Il est clair que l’intimité est ce que vous recherchez, par la façon dont vous montrez les corps à l’écran. C’est aussi gênant. Par ailleurs, le rythme des scènes est également intéressant, il est très saccadé. Y a-t-il une raison à cette disjonction entre les scènes ?
Oui, je pense que les scènes sont lisses et en même temps nettes. Il suffit de couper, couper, couper. C’est pareil avec le début et la fin du film, j’ai coupé sans aucune explication le fil de l’histoire.
Pourquoi montrez-vous tant de division entre les femmes et les hommes ? Pourquoi montrer les hommes aussi violents, voire inintéressants ?
Peut-être parce que j’ai choisi de me concentrer sur le point de vue des femmes. Je me suis concentré sur les femmes dans ce film. Toutefois, le premier personnage du film est masculin, c’est un homme qui est amoureux et sacrifie tout à sa famille et à sa femme. Il sent qu’elle se retire et qu’il ne peut pas la garder, mais en même temps, elle ne le quitte pas. À l’époque, dans nos sociétés, on ne divorçait pas. Ce contexte est important, il n’est pas un « loser », c’est la famille qu’il perd.
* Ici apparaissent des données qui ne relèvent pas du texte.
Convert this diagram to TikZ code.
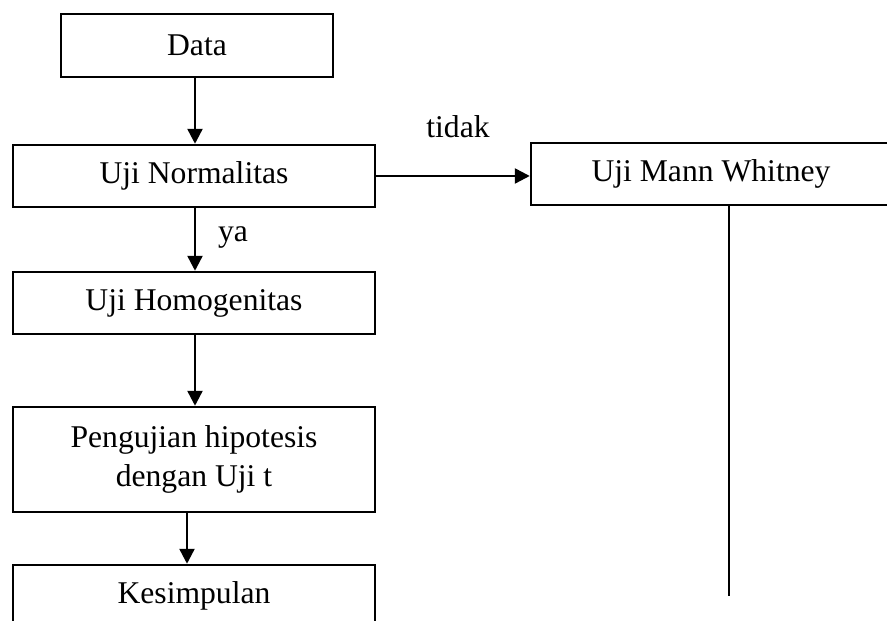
\documentclass[tikz,border=0pt]{standalone}
\usepackage{fontspec}
\setmainfont{Liberation Serif}
\usetikzlibrary{arrows.meta}

\tikzset{
  box/.style={draw, line width=1.4pt, minimum height=1.24cm, align=center, inner sep=0pt},
  flow/.style={line width=1.4pt, -{Triangle[length=0.3cm,width=0.3cm]}},
  line/.style={line width=1.4pt},
}

\begin{document}
\begin{tikzpicture}[font=\fontsize{18}{22.2}\selectfont]
\useasboundingbox (0,0) rectangle (17.74,12.42);
\clip (0,0) rectangle (17.74,12.42);

% Boxes
\node[box, minimum width=5.44cm, minimum height=1.26cm] (data) at (3.94,11.51) {Data};
\node[box, minimum width=7.24cm] (normal) at (3.88,8.90) {Uji Normalitas};
\node[box, minimum width=7.20cm] (mann) at (14.22,8.94) {Uji Mann Whitney};
\node[box, minimum width=7.24cm] (homogen) at (3.88,6.36) {Uji Homogenitas};
\node[box, minimum width=7.24cm, minimum height=2.10cm] (ujit) at (3.88,3.23) {Pengujian hipotesis\\dengan Uji t};
\node[box, minimum width=7.24cm] (simpul) at (3.88,0.50) {Kesimpulan};

% Labels
\node (tidak) at (9.16,9.88) {tidak};
\node (ya) at (4.66,7.66) {ya};

% Connectors
\draw[flow] ([xshift=-0.04cm]data.south) -- ([xshift=-0.04cm]data.south |- normal.north);
\draw[flow] ([xshift=0.02cm]normal.south) -- ([xshift=0.02cm]normal.south |- homogen.north);
\draw[flow] ([xshift=0.02cm]homogen.south) -- ([xshift=0.02cm]homogen.south |- ujit.north);
\draw[flow] ([xshift=-0.14cm]ujit.south) -- ([xshift=-0.14cm]simpul.north);
\draw[flow] (normal.east) -- (normal.east -| mann.west);

\coordinate (mannend) at (14.58,0.50);
\draw[line] (mann.south -| mannend) -- (mannend);

\end{tikzpicture}
\end{document}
Diriez-vous que la relation entre les hommes et les femmes a changé depuis la chute du communisme ?
Oui, parce que la société est différente. Nous sommes différents. Au sein de la nouvelle génération, la mienne, on ne se marie pas. Nous vivons selon nos propres règles, pas les règles de l’Église, ni les règles du pays. Cela est dû à la culture occidentale qui a changé notre société, nous sommes devenus une partie du monde. Nous avons accès à tout et c’est incroyable. Nous construisons nos relations sur une base différente, en tant que personnes libres.
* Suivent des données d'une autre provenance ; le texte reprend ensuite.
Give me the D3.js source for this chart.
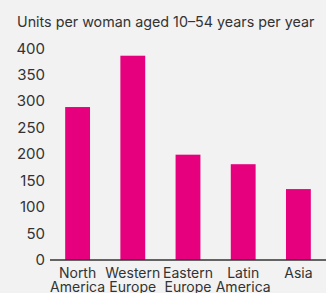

C’est donc devenu plus libéral ?
Oui, j’ai beaucoup d’amis qui font une thérapie, ce qui est normal. À cette époque, les gens auraient dit qu’ils étaient fous, c’est la différence. C’est une grande différence. Maintenant, vous allez en thérapie, juste pour parler, parler à quelqu’un, chercher à comprendre.
Donc, c’est une bonne chose ?
C’est une bonne chose d’avoir ce que nous avons !
Y a-t-il quelque chose de négatif avec cette relation au monde occidental ?
Ce qui se passe maintenant dans le monde, c’est un tournant vers la droite. La situation aux États-Unis avec les dernières élections, comme en Pologne, se tourne vers l’extrême droite, nous verrons comment cela sera en France. Je ne me moque pas du nationalisme, je serai toujours polonais, l’Europe, le monde ne me retiendront jamais.
Vous sentez-vous citoyen européen ?
Oui, mais aussi un citoyen polonais. Je ne comprends pas ce virage vers l’extrême droite. Car, faire partie de l’Union européenne ne s’oppose en rien au nationalisme. Alors, me souvenant du communisme, je suis tellement heureux et je suis tellement fier de l’U.E. Je veux être un citoyen européen.
Quel sera votre prochain film ?
C’est un portrait émotif d’une femme de soixante ans, en situation de crise, un moment très difficile pour elle et sa famille. Les personnages seront des personnes mûres, et c’est très excitant pour moi. Le plus jeune aura quarante ans, donc encore quatre ans de plus que moi. Je suis très enthousiaste à l’idée d’explorer leur sensibilité, leur vie. Je commencerai le film l’année prochaine.